• **PROBLEM DETAILS**:
Starting with the first line below, extract each line through the one that contains "č. 8: Nejčastěji", inclusive, excluding pictures.

• **DATA SHOWN**:
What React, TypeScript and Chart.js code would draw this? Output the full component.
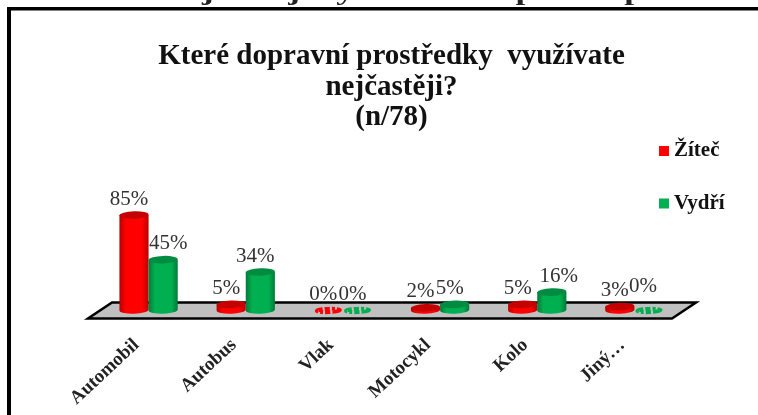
import React, { useEffect, useRef } from "react";
import { Chart, registerables } from "chart.js";

Chart.register(...registerables);

const categories = ["Automobil", "Autobus", "Vlak", "Motocykl", "Kolo", "Jiný…"];
const ziteč = [85, 5, 0, 2, 5, 3];
const vydri = [45, 34, 0, 5, 16, 0];
const seriesNames = ["Žíteč", "Vydří"];
const titleLines = ["Které dopravní prostředky  využívate", "nejčastěji?", "(n/78)"];
const cutHeading = "Graf č. 8: Nejčastěji využívané dopravní prostředky";

const SERIF = "'Liberation Serif', serif";
const palette = [
  { base: "#ff0000", dark: "#b80000", cap: "#c40000" },
  { base: "#00b050", dark: "#007a38", cap: "#008c40" },
];
// label nudges [dataset][category] = [dx, dy]
const nudges: Record<string, [number, number]> = {
  "1-0": [10, 0],
  "1-4": [12, 0],
  "1-5": [-1, -8],
};

const cylinders = {
  id: "cylinders",
  beforeDraw(chart: any) {
    const { ctx } = chart;
    ctx.save();
    ctx.fillStyle = "#fff";
    ctx.fillRect(0, 0, chart.width, chart.height);
    ctx.save();
    ctx.beginPath();
    ctx.rect(0, 0, 742, 7);
    ctx.clip();
    ctx.fillStyle = "#222";
    ctx.translate(8, 0);
    ctx.scale(1.47, 1);
    ctx.font = `bold 24px ${SERIF}`;
    ctx.textAlign = "left";
    ctx.textBaseline = "alphabetic";
    ctx.fillText(cutHeading, 0, 0);
    ctx.restore();
    ctx.fillStyle = "#000";
    ctx.fillRect(7, 7, chart.width - 7, 3.5);
    ctx.fillRect(7, 7, 4, chart.height - 7);
    ctx.restore();
  },
  beforeDatasetsDraw(chart: any) {
    const { ctx, chartArea: a } = chart;
    ctx.save();
    ctx.beginPath();
    ctx.moveTo(a.left + 12, a.bottom - 7.5);
    ctx.lineTo(a.right + 13, a.bottom - 7.5);
    ctx.lineTo(a.right - 11, a.bottom + 8.5);
    ctx.lineTo(a.left - 12, a.bottom + 8.5);
    ctx.closePath();
    ctx.fillStyle = "#c0c0c0";
    ctx.fill();
    ctx.lineWidth = 2.5;
    ctx.lineJoin = "miter";
    ctx.strokeStyle = "#000";
    ctx.stroke();
    ctx.restore();
  },
  afterDatasetsDraw(chart: any) {
    const { ctx } = chart;
    const tilt = -0.035;
    chart.data.datasets.forEach((ds: any, di: number) => {
      const p = palette[di];
      chart.getDatasetMeta(di).data.forEach((bar: any, i: number) => {
        const rx = bar.width / 2;
        const ry = 3.8;
        const x = bar.x;
        const top = bar.y;
        const base = bar.base;
        ctx.save();
        if (ds.data[i] === 0) {
          ctx.strokeStyle = p.base;
          ctx.lineWidth = 4;
          ctx.setLineDash([8, 2, 5, 2, 3, 2]);
          ctx.beginPath();
          ctx.ellipse(x, base + 0.5, rx - 3, 1.6, tilt, 0, Math.PI * 2);
          ctx.stroke();
        } else {
          const g = ctx.createLinearGradient(x - rx, 0, x + rx, 0);
          g.addColorStop(0, p.dark);
          g.addColorStop(0.22, p.base);
          g.addColorStop(0.78, p.base);
          g.addColorStop(1, p.dark);
          ctx.fillStyle = g;
          ctx.beginPath();
          ctx.ellipse(x, base, rx, ry, tilt, 0, Math.PI);
          ctx.lineTo(x - rx, top);
          ctx.lineTo(x + rx, top);
          ctx.closePath();
          ctx.fill();
          ctx.fillStyle = p.cap;
          ctx.beginPath();
          ctx.ellipse(x, top, rx, ry, tilt, 0, Math.PI * 2);
          ctx.fill();
        }
        ctx.restore();

        const [dx, dy] = nudges[`${di}-${i}`] ?? [0, 0];
        ctx.save();
        ctx.font = `21px ${SERIF}`;
        ctx.fillStyle = "#333";
        ctx.textAlign = "center";
        ctx.textBaseline = "middle";
        ctx.fillText(`${ds.data[i]}%`, x - 5 + dx, top - 16 + dy);
        ctx.restore();
      });
    });
  },
  afterDraw(chart: any) {
    const { ctx } = chart;
    ctx.save();
    chart.data.datasets.forEach((ds: any, di: number) => {
      const y = 151 + di * 52.5;
      ctx.fillStyle = palette[di].base;
      ctx.fillRect(659, y - 5, 10, 10);
      ctx.fillStyle = "#111";
      ctx.font = `bold 21px ${SERIF}`;
      ctx.textAlign = "left";
      ctx.textBaseline = "middle";
      ctx.fillText(ds.label, 674, y);
    });
    ctx.restore();
  },
};

export default function App() {
  const ref = useRef<HTMLCanvasElement>(null);
  useEffect(() => {
    const chart = new Chart(ref.current as HTMLCanvasElement, {
      type: "bar",
      data: {
        labels: categories,
        datasets: [
          { label: seriesNames[0], data: ziteč, backgroundColor: "transparent", categoryPercentage: 0.6, barPercentage: 1 },
          { label: seriesNames[1], data: vydri, backgroundColor: "transparent", categoryPercentage: 0.6, barPercentage: 1 },
        ],
      },
      options: {
        responsive: false,
        animation: false,
        layout: { padding: { left: 100, right: 75, top: 0, bottom: 0 } },
        plugins: {
          legend: { display: false },
          tooltip: { enabled: false },
          title: {
            display: true,
            text: titleLines,
            color: "#111",
            font: { family: SERIF, size: 29, weight: "bold", lineHeight: 1.06 },
            padding: { top: 41, bottom: 65 },
          },
        },
        scales: {
          y: { display: false, min: 0, max: 100 },
          x: {
            border: { display: false },
            grid: { display: false, drawTicks: false },
            afterFit(scale: any) {
              scale.height = 105;
            },
            ticks: {
              autoSkip: false,
              minRotation: 43,
              maxRotation: 43,
              padding: 24,
              labelOffset: -12,
              color: "#222",
              font: { family: SERIF, size: 19, weight: "bold" },
            },
          },
        },
      },
      plugins: [cylinders],
    } as any);
    return () => chart.destroy();
  }, []);
  return (
    <div style={{ position: "absolute", left: 0, top: 0, width: 758, height: 415, overflow: "hidden" }}>
      <canvas ref={ref} width={758} height={415} style={{ display: "block" }} />
    </div>
  );
}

• **TASK SOLUTION**:
What React, TypeScript and Chart.js code would draw this? Output the full component.
import React, { useEffect, useRef } from "react";
import { Chart, registerables } from "chart.js";

Chart.register(...registerables);

const categories = ["Automobil", "Autobus", "Vlak", "Motocykl", "Kolo", "Jiný…"];
const ziteč = [85, 5, 0, 2, 5, 3];
const vydri = [45, 34, 0, 5, 16, 0];
const seriesNames = ["Žíteč", "Vydří"];
const titleLines = ["Které dopravní prostředky  využívate", "nejčastěji?", "(n/78)"];
const cutHeading = "Graf č. 8: Nejčastěji využívané dopravní prostředky";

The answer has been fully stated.